Despite Minsk's official insistence that Belarus is "the uniquely correct form of the name of our state" and the willingness of at least some Moscow officials to agree to that practice, Russian journalists and academics say they will continue to identify their Western neighbor as Belorussia.
On Thursday, Belarusian Deputy Justice Minister Alla Bodak told a session of the Unified Collegium of Justice Ministries of the two countries that "the uniquely correct form of the name of our state is 'the Republic of Belarus' and 'Belarus'" and that any other formulation was incorrect (www.kommersant.ru/doc-rss.aspx?DocsID=1281369).
Russian Justice Minister Aleksandr Konovalov responded that his ministry uses the name Belarus and will continue to do so in official documents. Indeed, he said, to do otherwise would be "impermissible." But he added that he was "not certain that all the media of Russia will use the official name" -- although he insisted the use of Belorussia was customary and not a slight.
The Russian official explained that in the case of Moldavia and Kirgizia, for example, "two countries of the former USSR," Russians rarely use their official names, Moldova and Kyrgyzstan, preferring instead to follow "historical habit" rather than out of any desire to denigrate these states.
But if Russian officials are at least prepared to follow international practice and identify countries as they prefer to do, Russian journalists and Russian philologists have made it clear that they plan to continue calling Belarus Belorussia regardless of Moscow or Minsk says (forum-msk.org/material/news/1851332.html).
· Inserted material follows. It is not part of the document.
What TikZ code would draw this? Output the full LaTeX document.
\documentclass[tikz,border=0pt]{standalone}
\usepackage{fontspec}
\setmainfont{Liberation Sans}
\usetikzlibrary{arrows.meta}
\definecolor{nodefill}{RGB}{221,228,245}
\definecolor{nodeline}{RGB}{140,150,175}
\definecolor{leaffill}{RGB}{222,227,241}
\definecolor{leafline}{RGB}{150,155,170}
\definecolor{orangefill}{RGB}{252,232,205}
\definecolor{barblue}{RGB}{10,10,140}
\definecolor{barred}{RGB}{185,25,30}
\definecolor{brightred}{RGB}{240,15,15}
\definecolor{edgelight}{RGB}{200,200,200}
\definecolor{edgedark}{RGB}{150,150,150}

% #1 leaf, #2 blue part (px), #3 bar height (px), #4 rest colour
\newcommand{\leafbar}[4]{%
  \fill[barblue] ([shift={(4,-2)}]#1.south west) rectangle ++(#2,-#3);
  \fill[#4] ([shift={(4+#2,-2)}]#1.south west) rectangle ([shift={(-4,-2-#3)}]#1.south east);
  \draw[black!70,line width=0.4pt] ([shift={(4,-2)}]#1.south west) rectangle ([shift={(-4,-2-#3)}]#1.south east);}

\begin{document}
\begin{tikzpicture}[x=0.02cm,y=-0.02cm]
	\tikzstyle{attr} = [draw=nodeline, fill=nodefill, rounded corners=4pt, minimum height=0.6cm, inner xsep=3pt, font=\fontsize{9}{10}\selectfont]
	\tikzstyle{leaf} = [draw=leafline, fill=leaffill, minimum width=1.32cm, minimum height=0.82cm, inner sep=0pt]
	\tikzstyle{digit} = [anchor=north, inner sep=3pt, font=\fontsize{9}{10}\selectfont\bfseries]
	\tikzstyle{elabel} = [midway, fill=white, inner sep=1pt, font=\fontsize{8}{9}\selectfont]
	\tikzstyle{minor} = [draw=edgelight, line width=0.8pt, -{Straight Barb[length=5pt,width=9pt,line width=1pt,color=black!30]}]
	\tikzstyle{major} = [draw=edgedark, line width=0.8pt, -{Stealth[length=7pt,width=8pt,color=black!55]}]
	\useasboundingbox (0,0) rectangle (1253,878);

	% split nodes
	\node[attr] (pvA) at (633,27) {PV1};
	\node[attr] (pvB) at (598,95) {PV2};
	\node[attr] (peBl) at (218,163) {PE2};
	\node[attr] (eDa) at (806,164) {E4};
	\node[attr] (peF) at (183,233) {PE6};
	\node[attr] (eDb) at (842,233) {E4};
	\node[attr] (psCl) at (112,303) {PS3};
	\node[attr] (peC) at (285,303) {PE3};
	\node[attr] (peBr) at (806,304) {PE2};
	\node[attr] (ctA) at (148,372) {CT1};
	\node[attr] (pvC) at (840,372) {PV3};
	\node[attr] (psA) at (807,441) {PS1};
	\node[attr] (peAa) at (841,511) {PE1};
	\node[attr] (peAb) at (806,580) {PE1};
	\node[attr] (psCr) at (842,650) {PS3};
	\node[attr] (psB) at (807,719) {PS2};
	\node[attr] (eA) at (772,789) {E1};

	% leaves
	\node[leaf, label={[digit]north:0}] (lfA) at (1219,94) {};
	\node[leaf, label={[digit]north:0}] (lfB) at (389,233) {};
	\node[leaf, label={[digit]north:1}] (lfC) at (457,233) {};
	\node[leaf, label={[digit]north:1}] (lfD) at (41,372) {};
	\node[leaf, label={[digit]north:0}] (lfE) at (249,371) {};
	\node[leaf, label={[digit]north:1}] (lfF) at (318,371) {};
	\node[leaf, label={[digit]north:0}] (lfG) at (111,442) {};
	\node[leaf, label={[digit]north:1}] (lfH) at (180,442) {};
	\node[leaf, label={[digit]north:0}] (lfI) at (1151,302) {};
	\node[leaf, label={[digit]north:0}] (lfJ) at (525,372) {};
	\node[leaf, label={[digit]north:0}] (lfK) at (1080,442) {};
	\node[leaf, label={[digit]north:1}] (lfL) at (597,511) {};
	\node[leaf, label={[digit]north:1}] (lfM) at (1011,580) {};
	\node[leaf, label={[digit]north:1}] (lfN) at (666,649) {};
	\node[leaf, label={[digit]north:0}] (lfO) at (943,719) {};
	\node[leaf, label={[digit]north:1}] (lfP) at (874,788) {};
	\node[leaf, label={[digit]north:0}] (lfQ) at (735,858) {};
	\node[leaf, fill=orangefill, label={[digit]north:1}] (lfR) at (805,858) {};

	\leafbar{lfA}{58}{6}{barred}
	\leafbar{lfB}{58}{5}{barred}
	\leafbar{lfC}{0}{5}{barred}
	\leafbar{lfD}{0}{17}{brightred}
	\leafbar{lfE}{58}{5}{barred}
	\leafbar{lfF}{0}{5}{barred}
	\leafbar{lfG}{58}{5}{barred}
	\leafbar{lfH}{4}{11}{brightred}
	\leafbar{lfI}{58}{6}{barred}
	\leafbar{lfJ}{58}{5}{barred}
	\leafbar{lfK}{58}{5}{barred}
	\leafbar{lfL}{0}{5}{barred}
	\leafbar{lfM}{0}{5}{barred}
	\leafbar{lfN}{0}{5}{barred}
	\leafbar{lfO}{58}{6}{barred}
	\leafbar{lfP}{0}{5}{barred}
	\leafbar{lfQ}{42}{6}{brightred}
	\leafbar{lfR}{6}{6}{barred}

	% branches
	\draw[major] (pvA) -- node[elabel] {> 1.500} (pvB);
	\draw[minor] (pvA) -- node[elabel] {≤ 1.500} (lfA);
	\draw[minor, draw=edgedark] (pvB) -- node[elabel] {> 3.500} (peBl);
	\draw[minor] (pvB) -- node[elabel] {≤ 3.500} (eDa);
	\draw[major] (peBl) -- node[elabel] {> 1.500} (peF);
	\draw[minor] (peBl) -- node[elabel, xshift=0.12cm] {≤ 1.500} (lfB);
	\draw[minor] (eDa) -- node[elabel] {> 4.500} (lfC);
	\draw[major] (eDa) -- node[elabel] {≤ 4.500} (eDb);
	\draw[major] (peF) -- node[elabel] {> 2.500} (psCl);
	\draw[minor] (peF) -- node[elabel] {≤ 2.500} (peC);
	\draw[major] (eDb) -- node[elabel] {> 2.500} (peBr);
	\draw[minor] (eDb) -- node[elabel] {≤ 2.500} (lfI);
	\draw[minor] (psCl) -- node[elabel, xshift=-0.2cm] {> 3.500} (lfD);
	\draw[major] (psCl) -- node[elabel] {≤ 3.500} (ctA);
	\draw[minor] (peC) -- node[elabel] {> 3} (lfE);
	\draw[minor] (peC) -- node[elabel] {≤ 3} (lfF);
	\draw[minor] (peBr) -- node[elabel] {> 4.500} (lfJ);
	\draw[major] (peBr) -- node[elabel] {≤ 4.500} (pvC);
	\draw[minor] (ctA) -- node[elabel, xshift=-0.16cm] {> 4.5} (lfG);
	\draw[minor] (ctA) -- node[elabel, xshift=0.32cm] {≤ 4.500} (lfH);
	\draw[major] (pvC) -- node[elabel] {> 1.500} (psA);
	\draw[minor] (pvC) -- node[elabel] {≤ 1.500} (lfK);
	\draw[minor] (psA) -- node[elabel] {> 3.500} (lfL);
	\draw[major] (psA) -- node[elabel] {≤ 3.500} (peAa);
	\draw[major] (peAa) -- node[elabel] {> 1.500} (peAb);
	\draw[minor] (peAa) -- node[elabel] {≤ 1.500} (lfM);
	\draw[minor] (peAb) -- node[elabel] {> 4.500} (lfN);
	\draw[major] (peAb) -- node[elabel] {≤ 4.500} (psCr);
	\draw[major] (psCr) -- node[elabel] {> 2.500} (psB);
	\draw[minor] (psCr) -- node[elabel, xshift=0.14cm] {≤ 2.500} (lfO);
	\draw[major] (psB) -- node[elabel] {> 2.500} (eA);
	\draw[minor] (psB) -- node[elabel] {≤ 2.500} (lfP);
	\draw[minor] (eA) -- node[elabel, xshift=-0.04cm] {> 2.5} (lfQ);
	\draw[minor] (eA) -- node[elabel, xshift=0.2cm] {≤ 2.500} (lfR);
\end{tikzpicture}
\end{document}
Mikhail Fedotov, secretary of the Union of Journalists of Russia and one of the authors of the Russian media law, said that despite the appeals of the Belarusians, the rules of the Russian language should determine what Russians call their neighbor. At the very least, he added, such questions were "the affair of philologists and not justice ministries."
Meanwhile, Yasen Zasurky, the head of the journalism faculty at Moscow State University, agreed, adding that the use of the term Belorussia was "a definite tradition which should not be violated." Any "search for a compromise" should involve "consultations between the two sides."
And Vladimir Pykhov, academic secretary of the Institute of the Russian Language of the Russian Academy of Sciences, took a harder line. He said that "in the Russian language, there is none norm for the neighboring country - Belorussia - and that should be followed," apparently regardless of the desires of its residents and their government.
Doing anything else, Pykhov continued, would be an unfortunate political act. "At the end of the 1980s and beginning of the 1990s, for political considerations were undertaken a series of renaming in the Russian language: Tallinn appeared with two 'n's, Almaty [appeared in place of Alma Ata], Kyrgyzstan [instead of Kirgizia], in [rather than on] Ukraine, and so on."
Perhaps, he went on, all this had to be accepted "politically. But linguistically, it couldn't be and hasn't been. Consequently, Pykhov argued, "the current proposal concerning the replacement of 'Belorussia' with 'Belarus' is political and it is hardly worth making that the norm. Politics," he added without apparent irony, "must not take precedence over language.